Die phantastische Reise : Datum:

Intelligente Katheter, kurz INKA, ermöglichen immer neue minimalinvasive Operationstechniken. Das Magdeburger Projekt „INKA Embedded“ hat drei Jahre lang die Einbettung von Elektronik und Wirkstoffen erforscht und stellte kürzlich seine Ergebnisse vor.

„Die phantastische Reise“ heißt ein amerikanischer Science-Fiction-Film von 1966. Darin werden Wissenschaftler und ihr U-Boot auf Mikrogröße geschrumpft und gehen auf Reise durch das Innere des menschlichen Körpers. Jetzt, über 50 Jahre später, scheint die Fiktion zumindest teilweise verwirklicht. Ein Magdeburger Forschungsbündnis aus Wissenschaft und regionaler Wirtschaft entwickelt solche U-Boote: „Intelligente Katheter“, kurz INKAs, tragen dazu bei, dass sich immer neue minimalinvasive Operationstechniken – schonend für die Gesundheit des Patienten – in den OP-Räumen etablieren. Eine echte Innovation sind Katheter mit eingebetteten Mikrosystemen: etwa Ultraschall- und Laserelemente, LED-Beleuchtung, Röntgenquellen und Kameras für 3D-Aufnahmen. Diese Katheter können auch verschiedene medizinische Werkzeuge und Instrumente, sogar Medikamente transportieren. „INKA-Embedded – Modularisierte Fertigung multifunktionaler Therapiewerkzeuge“ heißt das vom Bundesforschungsministerium geförderte InnoProfile-Transfer-Verbundprojekt.

Der Katheter kommt aus dem Extruder.
Der Katheter kommt aus dem Extruder und wird in die Abkühlung geleitet. © Primed Halberstadt Medizintechnik GmbH

U-Boot als Medizinprodukt

Drei Jahre forschte „INKA-Embedded“ am Lehrstuhl Mikrosystemtechnik der Otto-von-Guericke-Universität Magdeburg an den miniaturisierten Kathetern, Nadeln und Elektroden, gemeinsam mit seinen Partnern aus den Gebieten bildgebender Verfahren, der Materialentwicklung und Oberflächenbearbeitung sowie der Medizin-, Elektro- und Informationstechnik. Kürzlich präsentierte das Bündnis seine Ergebnisse auf den 13. Magdeburger Maschinenbau-Tagen.

Der Begriff „Embedded“ bezeichnet die gezielte Einbettung funktionaler Strukturen in die minimalinvasiven Katheter. Dabei brachten die Bündnispartner ihre vielfältigen Kompetenzen ein.
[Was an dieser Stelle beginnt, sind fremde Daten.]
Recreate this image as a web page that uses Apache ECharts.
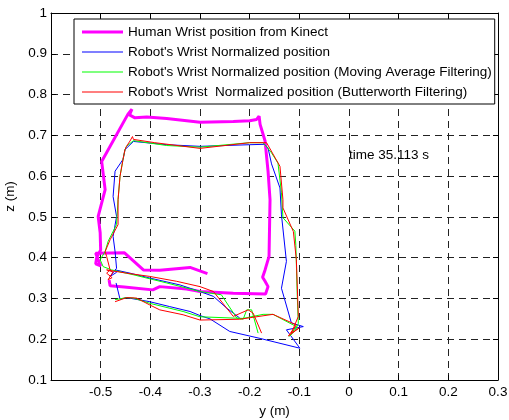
<!DOCTYPE html>
<html><head><meta charset="utf-8">
<script src="https://cdn.jsdelivr.net/npm/echarts@6/dist/echarts.min.js"></script>
<style>html,body{margin:0;padding:0;background:#fff}#c{width:509px;height:420px}</style>
</head><body><div id="c"></div><script>
const xTicks = [-0.6,-0.5,-0.4,-0.3,-0.2,-0.1,0,0.1,0.2,0.3];
const yTicks = [0.1,0.2,0.3,0.4,0.5,0.6,0.7,0.8,0.9,1];
const seriesNames = [
  "Human Wrist position from Kinect",
  "Robot's Wrist Normalized position",
  "Robot's Wrist Normalized position (Moving Average Filtering)",
  "Robot's Wrist  Normalized position (Butterworth Filtering)"
];
const timeLabel = "time 35.113 s";

const humanPts = [[-0.483,0.345],[-0.481,0.331],[-0.4525,0.328],[-0.395,0.321],[-0.381,0.329],[-0.327,0.323],[-0.300,0.317],[-0.233,0.313],[-0.168,0.311],[-0.163,0.329],[-0.169,0.342],[-0.174,0.352],[-0.169,0.370],[-0.161,0.403],[-0.159,0.542],[-0.163,0.612],[-0.169,0.686],[-0.179,0.727],[-0.181,0.747],[-0.186,0.739],[-0.200,0.736],[-0.233,0.734],[-0.300,0.732],[-0.367,0.741],[-0.407,0.745],[-0.431,0.743],[-0.442,0.750],[-0.437,0.764],[-0.445,0.752],[-0.498,0.636],[-0.491,0.567],[-0.505,0.501],[-0.501,0.461],[-0.500,0.419],[-0.508,0.400],[-0.510,0.385],[-0.500,0.380],[-0.505,0.395],[-0.510,0.411],[-0.452,0.412],[-0.414,0.370],[-0.381,0.369],[-0.320,0.376],[-0.285,0.361]];

const robotRaw = [[-0.469,0.338],[-0.461,0.298],[-0.448,0.302],[-0.401,0.292],[-0.361,0.280],[-0.320,0.268],[-0.300,0.258],[-0.280,0.250],[-0.240,0.219],[-0.179,0.202],[-0.099,0.178],[-0.126,0.223],[-0.092,0.231],[-0.116,0.240],[-0.136,0.325],[-0.126,0.391],[-0.136,0.505],[-0.139,0.571],[-0.156,0.630],[-0.163,0.669],[-0.170,0.678],[-0.200,0.677],[-0.300,0.673],[-0.367,0.677],[-0.434,0.685],[-0.451,0.665],[-0.455,0.641],[-0.471,0.612],[-0.475,0.550],[-0.468,0.501],[-0.475,0.452],[-0.471,0.415],[-0.468,0.374],[-0.481,0.354],[-0.468,0.364],[-0.471,0.370],[-0.441,0.362],[-0.401,0.350],[-0.340,0.333],[-0.300,0.317],[-0.273,0.305],[-0.246,0.276],[-0.220,0.252]];

const robotMA = [[-0.471,0.297],[-0.448,0.302],[-0.434,0.301],[-0.401,0.288],[-0.334,0.268],[-0.300,0.255],[-0.213,0.251],[-0.173,0.261],[-0.153,0.261],[-0.106,0.231],[-0.120,0.207],[-0.108,0.222],[-0.102,0.239],[-0.104,0.300],[-0.107,0.430],[-0.109,0.465],[-0.133,0.498],[-0.136,0.559],[-0.143,0.632],[-0.156,0.657],[-0.173,0.682],[-0.200,0.682],[-0.300,0.671],[-0.367,0.675],[-0.434,0.687],[-0.448,0.673],[-0.451,0.665],[-0.455,0.641],[-0.461,0.600],[-0.465,0.542],[-0.468,0.481],[-0.485,0.440],[-0.491,0.415],[-0.501,0.395],[-0.495,0.378],[-0.478,0.370],[-0.434,0.358],[-0.367,0.338],[-0.300,0.317],[-0.257,0.309],[-0.226,0.252],[-0.213,0.249],[-0.206,0.272],[-0.196,0.272],[-0.183,0.215]];

const robotBW = [[-0.471,0.292],[-0.448,0.302],[-0.428,0.301],[-0.401,0.284],[-0.381,0.272],[-0.334,0.260],[-0.300,0.247],[-0.220,0.249],[-0.153,0.261],[-0.106,0.235],[-0.122,0.208],[-0.100,0.228],[-0.116,0.215],[-0.102,0.256],[-0.106,0.395],[-0.112,0.464],[-0.133,0.522],[-0.133,0.542],[-0.139,0.624],[-0.166,0.682],[-0.200,0.682],[-0.300,0.668],[-0.391,0.682],[-0.434,0.690],[-0.436,0.697],[-0.441,0.686],[-0.448,0.673],[-0.451,0.665],[-0.455,0.641],[-0.461,0.600],[-0.465,0.542],[-0.465,0.481],[-0.481,0.444],[-0.491,0.415],[-0.488,0.403],[-0.481,0.370],[-0.488,0.362],[-0.477,0.351],[-0.485,0.346],[-0.475,0.365],[-0.488,0.370],[-0.448,0.362],[-0.401,0.354],[-0.347,0.342],[-0.300,0.329],[-0.273,0.317],[-0.233,0.256],[-0.203,0.272],[-0.193,0.264],[-0.176,0.215]];

const FONT = 'Liberation Sans, Arial, sans-serif';
const FS = 13.5;
const chart = echarts.init(document.getElementById('c'), null, {renderer:'canvas'});
const fmt = v => String(parseFloat((Math.round(v*10)/10).toFixed(1)));
const xStep = Math.round((xTicks[1]-xTicks[0])*10)/10;
const yStep = Math.round((yTicks[1]-yTicks[0])*10)/10;
const grid = {left:51, right:11, top:13, bottom:40, containLabel:false, outerBoundsMode:'none'};
const splitStyle = {show:true, lineStyle:{color:'#222', width:1, type:[7,5]}};
const axisLineStyle = {show:true, onZero:false, lineStyle:{color:'#000', width:1}};
const tickStyle = {show:true, inside:true, length:5, lineStyle:{color:'#000'}};
const lbl = {color:'#000', fontSize:FS, fontFamily:FONT};
const thinIcon = 'path://M0,0H41V1H0Z';
const thickIcon = 'path://M0,0H41V3H0Z';

const option = {
  animation:false,
  backgroundColor:'#fff',
  grid: grid,
  xAxis: [
    {type:'value', min:xTicks[0], max:xTicks[xTicks.length-1], interval:xStep, position:'bottom',
     axisLine:axisLineStyle, axisTick:tickStyle, splitLine:splitStyle,
     axisLabel:Object.assign({margin:5, showMinLabel:false, formatter:fmt}, lbl),
     name:'y (m)', nameLocation:'middle', nameGap:23, nameTextStyle:lbl},
    {type:'value', min:xTicks[0], max:xTicks[xTicks.length-1], interval:xStep, position:'top',
     axisLine:axisLineStyle, axisTick:tickStyle, splitLine:{show:false}, axisLabel:{show:false}}
  ],
  yAxis: [
    {type:'value', min:yTicks[0], max:yTicks[yTicks.length-1], interval:yStep, position:'left',
     axisLine:axisLineStyle, axisTick:tickStyle, splitLine:splitStyle,
     axisLabel:Object.assign({margin:4, formatter:fmt}, lbl),
     name:'z (m)', nameLocation:'middle', nameGap:33, nameTextStyle:lbl},
    {type:'value', min:yTicks[0], max:yTicks[yTicks.length-1], interval:yStep, position:'right',
     axisLine:axisLineStyle, axisTick:tickStyle, splitLine:{show:false}, axisLabel:{show:false}}
  ],
  legend: {
    show:true, orient:'vertical', left:74, top:19,
    padding:[6,3,5,8], itemGap:6, itemWidth:41, itemHeight:15,
    backgroundColor:'#fff', borderColor:'#000', borderWidth:1, borderRadius:0,
    textStyle:{color:'#000', fontSize:FS, fontFamily:FONT},
    data: [
      {name:seriesNames[0], icon:thickIcon},
      {name:seriesNames[1], icon:thinIcon},
      {name:seriesNames[2], icon:thinIcon},
      {name:seriesNames[3], icon:thinIcon}
    ]
  },
  graphic: [{type:'text', left:349, top:148, z:10,
    style:{text:timeLabel, fill:'#000', font: FS+'px '+FONT}}],
  series: [
    {name:seriesNames[0], type:'line', data:humanPts, symbol:'none', lineStyle:{color:'#ff00ff', width:3}, itemStyle:{color:'#ff00ff'}},
    {name:seriesNames[1], type:'line', data:robotRaw, symbol:'none', lineStyle:{color:'#0000ff', width:1}, itemStyle:{color:'#0000ff'}},
    {name:seriesNames[2], type:'line', data:robotMA, symbol:'none', lineStyle:{color:'#00ff00', width:1}, itemStyle:{color:'#00ff00'}},
    {name:seriesNames[3], type:'line', data:robotBW, symbol:'none', lineStyle:{color:'#ff0000', width:1}, itemStyle:{color:'#ff0000'}}
  ]
};
chart.setOption(option);
</script></body></html>
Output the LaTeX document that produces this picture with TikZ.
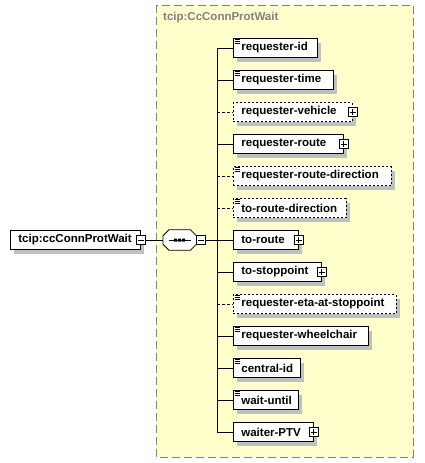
\documentclass[tikz,border=0pt]{standalone}
\usepackage{fontspec}
\setmainfont{Liberation Sans}
\usetikzlibrary{shadows}

\definecolor{groupfill}{RGB}{255,255,204}
\definecolor{groupline}{RGB}{128,128,128}
\definecolor{shadowgray}{RGB}{192,192,192}

% keep names on one line
\exhyphenpenalty=10000
\hyphenpenalty=10000

\tikzset{
  elem/.style={draw, fill=white, line width=0.8pt, anchor=west,
    minimum height=19pt, inner xsep=8pt, inner ysep=0pt,
    text width=#1, align=left, font=\bfseries\fontsize{11.5}{13}\selectfont,
    drop shadow={shadow xshift=4pt, shadow yshift=-4pt, fill=shadowgray, opacity=1}},
  optelem/.style={elem=#1, dash pattern=on 2pt off 2pt},
  seqbox/.style={anchor=west, minimum width=33pt, minimum height=20pt, inner sep=0pt},
  togglebox/.style={draw, fill=white, line width=0.7pt, minimum size=9pt, inner sep=0pt},
  link/.style={line width=0.8pt},
  optlink/.style={link, dash pattern=on 3pt off 2pt},
}

% little lines in the corner of a simple-type element
\newcommand\typeicon[1]{%
  \draw[line width=0.7pt]
    ([xshift=1.5pt,yshift=-1.5pt]#1.north west) -- +(5.5pt,0pt)
    ([xshift=1.5pt,yshift=-3.5pt]#1.north west) -- +(5pt,0pt)
    ([xshift=1.5pt,yshift=-5.5pt]#1.north west) -- +(5pt,0pt);}
% expand / collapse boxes
\newcommand\plusbox[1]{%
  \node[togglebox] (#1-tg) at (#1.east) {};
  \draw[line width=0.7pt] ([xshift=2pt]#1-tg.west) -- ([xshift=-2pt]#1-tg.east)
    ([yshift=-2pt]#1-tg.north) -- ([yshift=2pt]#1-tg.south);}
\newcommand\minusbox[2]{%
  \node[togglebox, anchor=#2] (#1-tg) at (#1.east) {};
  \draw[line width=0.7pt] ([xshift=2pt]#1-tg.west) -- ([xshift=-2pt]#1-tg.east);}
% octagon outline round a node
\newcommand\octagon[1]{%
  ([xshift=6pt]#1.north west) -- ([xshift=-6pt]#1.north east)
  -- ([yshift=-6pt]#1.north east) -- ([yshift=6pt]#1.south east)
  -- ([xshift=-6pt]#1.south east) -- ([xshift=6pt]#1.south west)
  -- ([yshift=6pt]#1.south west) -- ([yshift=-6pt]#1.north west) -- cycle}

\begin{document}
\begin{tikzpicture}[x=1pt, y=-1pt]
  \useasboundingbox (0, 0) rectangle (424, 463);
  % complex type frame
  \fill [groupfill] (156, 5) rectangle (413, 457);
  \draw [groupline, line width=0.8pt, dash pattern=on 8pt off 4pt] (156, 5) rectangle (413, 457);
  \node [anchor=west, inner sep=2pt, text=groupline, font=\bfseries\fontsize{11.5}{13}\selectfont]
    (title) at (161, 18) {tcip:CcConnProtWait};
  % root element and sequence
  \node [elem=114pt] (root) at (10, 240) {tcip:ccConnProtWait};
  \minusbox{root}{center}
  \node [seqbox] (seq) at (163, 240) {};
  \fill [shadowgray, shift={(4pt,-4pt)}] \octagon{seq};
  \draw [link, fill=white] \octagon{seq};
  \draw [link] ([xshift=-11pt]seq.center) -- ([xshift=11pt]seq.center);
  \fill ([xshift=-5.5pt,yshift=-1.5pt]seq.center) rectangle +(3pt,3pt)
        ([xshift=-1.5pt,yshift=-1.5pt]seq.center) rectangle +(3pt,3pt)
        ([xshift=2.5pt,yshift=-1.5pt]seq.center) rectangle +(3pt,3pt);
  \minusbox{seq}{west}
  % child elements
  \node [elem=68pt] (reqid) at (233, 48) {requester-id};
  \typeicon{reqid}
  \node [elem=84pt] (reqtime) at (233, 80) {requester-time};
  \typeicon{reqtime}
  \node [optelem=103pt] (reqveh) at (233, 112) {requester-vehicle};
  \plusbox{reqveh}
  \node [elem=94pt] (reqroute) at (233, 144) {requester-route};
  \plusbox{reqroute}
  \node [optelem=142pt] (reqroutedir) at (233, 176) {requester-route-direction};
  \typeicon{reqroutedir}
  \node [optelem=97pt] (toroutedir) at (233, 208) {to-route-direction};
  \typeicon{toroutedir}
  \node [elem=49pt] (toroute) at (233, 240) {to-route};
  \plusbox{toroute}
  \node [elem=72pt] (tostop) at (233, 272) {to-stoppoint};
  \plusbox{tostop}
  \node [optelem=147pt] (reqeta) at (233, 304) {requester-eta-at-stoppoint};
  \typeicon{reqeta}
  \node [elem=119pt] (reqwheel) at (233, 336) {requester-wheelchair};
  \typeicon{reqwheel}
  \node [elem=51pt] (centralid) at (233, 368) {central-id};
  \typeicon{centralid}
  \node [elem=49pt] (waituntil) at (233, 400) {wait-until};
  \typeicon{waituntil}
  \node [elem=64pt] (waiterptv) at (233, 432) {waiter-PTV};
  \plusbox{waiterptv}
  % connectors
  \coordinate (trunk) at (217, 0);
  \draw [link] (root-tg.east) -- (seq.west);
  \draw [link] (seq-tg.east) -- (toroute.west);
  \draw [link] (trunk |- reqid.west) -- (trunk |- waiterptv.west);
  \draw [link] (trunk |- reqid.west) -- (reqid.west);
  \draw [link] (trunk |- reqtime.west) -- (reqtime.west);
  \draw [optlink] (trunk |- reqveh.west) -- (reqveh.west);
  \draw [link] (trunk |- reqroute.west) -- (reqroute.west);
  \draw [optlink] (trunk |- reqroutedir.west) -- (reqroutedir.west);
  \draw [optlink] (trunk |- toroutedir.west) -- (toroutedir.west);
  \draw [link] (trunk |- tostop.west) -- (tostop.west);
  \draw [optlink] (trunk |- reqeta.west) -- (reqeta.west);
  \draw [link] (trunk |- reqwheel.west) -- (reqwheel.west);
  \draw [link] (trunk |- centralid.west) -- (centralid.west);
  \draw [link] (trunk |- waituntil.west) -- (waituntil.west);
  \draw [link] (trunk |- waiterptv.west) -- (waiterptv.west);
\end{tikzpicture}
\end{document}
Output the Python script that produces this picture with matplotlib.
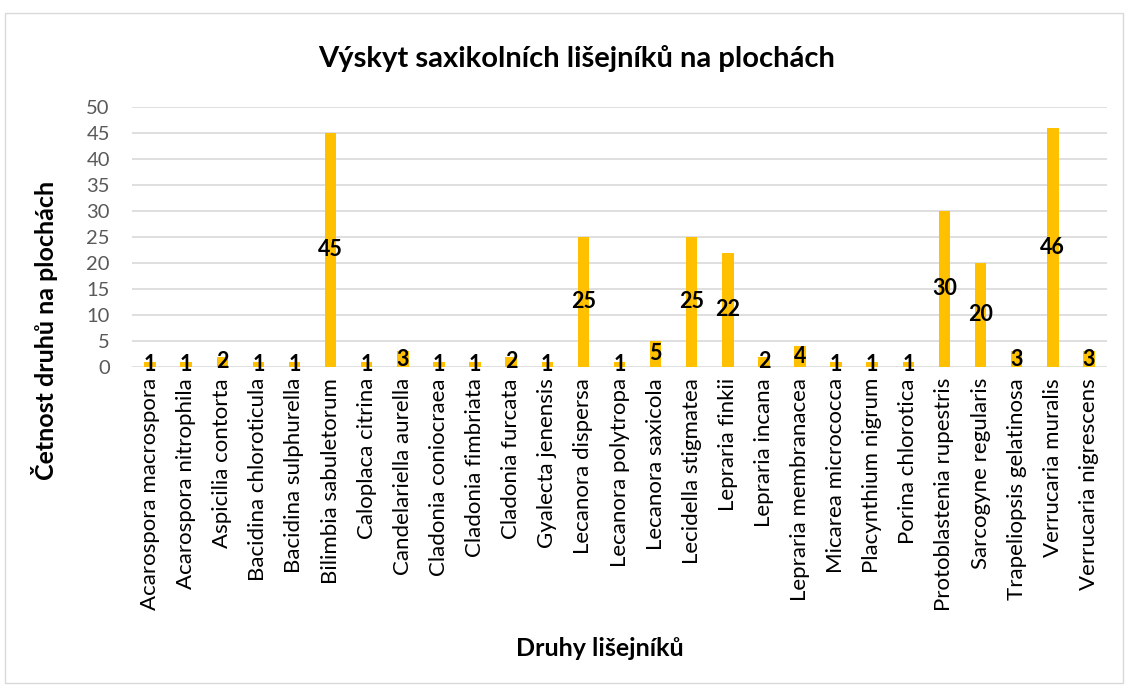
import matplotlib.pyplot as plt
from matplotlib.patches import Rectangle

plt.rcParams['font.family'] = ['Lato', 'DejaVu Sans']

# Druhy a četnosti
druhy = [
    'Acarospora macrospora', 'Acarospora nitrophila', 'Aspicilia contorta',
    'Bacidina chloroticula', 'Bacidina sulphurella', 'Bilimbia sabuletorum',
    'Caloplaca citrina', 'Candelariella aurella', 'Cladonia coniocraea',
    'Cladonia fimbriata', 'Cladonia furcata', 'Gyalecta jenensis',
    'Lecanora dispersa', 'Lecanora polytropa', 'Lecanora saxicola',
    'Lecidella stigmatea', 'Lepraria finkii', 'Lepraria incana',
    'Lepraria membranacea', 'Micarea micrococca', 'Placynthium nigrum',
    'Porina chlorotica', 'Protoblastenia rupestris', 'Sarcogyne regularis',
    'Trapeliopsis gelatinosa', 'Verrucaria muralis', 'Verrucaria nigrescens',
]
cetnosti = [1, 1, 2, 1, 1, 45, 1, 3, 1, 1, 2, 1, 25, 1, 5, 25, 22, 2, 4, 1, 1, 1, 30, 20, 3, 46, 3]
y_ticks = [0, 5, 10, 15, 20, 25, 30, 35, 40, 45, 50]

fig = plt.figure(figsize=(11.28, 6.88), dpi=100)
ax = fig.add_axes([132 / 1128, 1 - 367 / 688, 975 / 1128, 260 / 688])

# rámeček grafu
fig.patches.append(Rectangle((5 / 1128, 5 / 688), 1118 / 1128, 670 / 688,
                             transform=fig.transFigure, fill=False,
                             edgecolor='#d9d9d9', linewidth=1))

x = range(len(druhy))
ax.bar(x, cetnosti, width=0.32, color='#ffc000', zorder=3)
for i, v in zip(x, cetnosti):
    ax.text(i, v / 2, str(v), ha='center', va='center', fontsize=15.5,
            fontweight='bold', color='black', zorder=4)

ax.set_xlim(-0.5, len(druhy) - 0.5)
ax.set_ylim(0, 50)
ax.set_yticks(y_ticks)
ax.set_xticks(list(x))
ax.set_xticklabels(druhy, rotation=90, fontsize=16, color='black')
ax.tick_params(axis='y', labelsize=14.5, labelcolor='#595959', length=0, pad=16)
ax.tick_params(axis='x', length=0, pad=8)
ax.grid(axis='y', color='#d9d9d9', linewidth=1.2, zorder=0)
for s in ax.spines.values():
    s.set_visible(False)

fig.text(577 / 1128, 1 - 58 / 688, 'Výskyt saxikolních lišejníků na plochách',
         ha='center', va='center', fontsize=21, fontweight='bold')
fig.text(45 / 1128, 1 - 330 / 688, 'Četnost druhů na plochách', rotation=90,
         ha='center', va='center', fontsize=18, fontweight='bold')
fig.text(600 / 1128, 1 - 649 / 688, 'Druhy lišejníků', ha='center', va='center',
         fontsize=18, fontweight='bold')

fig.savefig('out.png', dpi=100)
Die besondere Herausforderung: Angefangen bei den Extrusionsverfahren und -materialien zur Herstellung flexibler Katheter über die Oberflächenbearbeitung und -beschichtung bis hin zur Einbettung von Elektronik, Drähten, Antennen und Sendern muss berücksichtigt werden, dass die Katheter durch den Körper gleiten – um beim Bild des U-Bootes zu bleiben. Sie müssen als Medizinprodukt zugelassen werden. Daraus ergab sich eine weitere Aufgabe für das Forschungsbündnis: die Entwicklung einer zerstörungsfreien Inline-Prozesskontrolle, die die Katheterproduktion zu 100 Prozent überwacht und Fehler im Mikrometerbereich misst.

Schaubild des Katheters
In diesen Katheter eingearbeitet sind Antenne, Sensoren und Halbleiterchip. Auf der Spitze sitzt eine Kamera. © OVGU

Vlies aus Nanofäden

„Gleiten“ ist ein gutes Stichwort für die Biofunktionale Oberfläche der Katheter. Tracheal-Dilatatoren beispielsweise, die zum Dehnen der Öffnung, an der operiert wird, eingesetzt werden, sollten beim Einführen den Rachen nicht verletzen. Wissenschaftler am IWMS Halle testeten das Mittel Chitosan, gewonnen aus den Schalen von Krustentieren, das nicht nur die Gleiteigenschaften der Katheteroberfläche verbessert. Es wirkt auch antibakteriell und ist biokompatibel. Diese Eigenschaften weisen auch die vom Bündnis neu entwickelten Kathetermaterialien auf. Im Elektrospinnverfahren werden aus geeigneten Ausgangsmaterialien Nanofäden gesponnen und zu nanoporösen Vliesmaterialien weiterverarbeitet. Möglich ist sogar die Beimischung von Wirkstoffen. Der Demonstrator von „INKA-Embedded“ sieht tatsächlich aus wie ein modernes U-Boot – allerdings mit 2,9 Millimetern Außendurchmesser. Dass ein Mensch hier einsteigt, bleibt wohl vorerst Fiktion.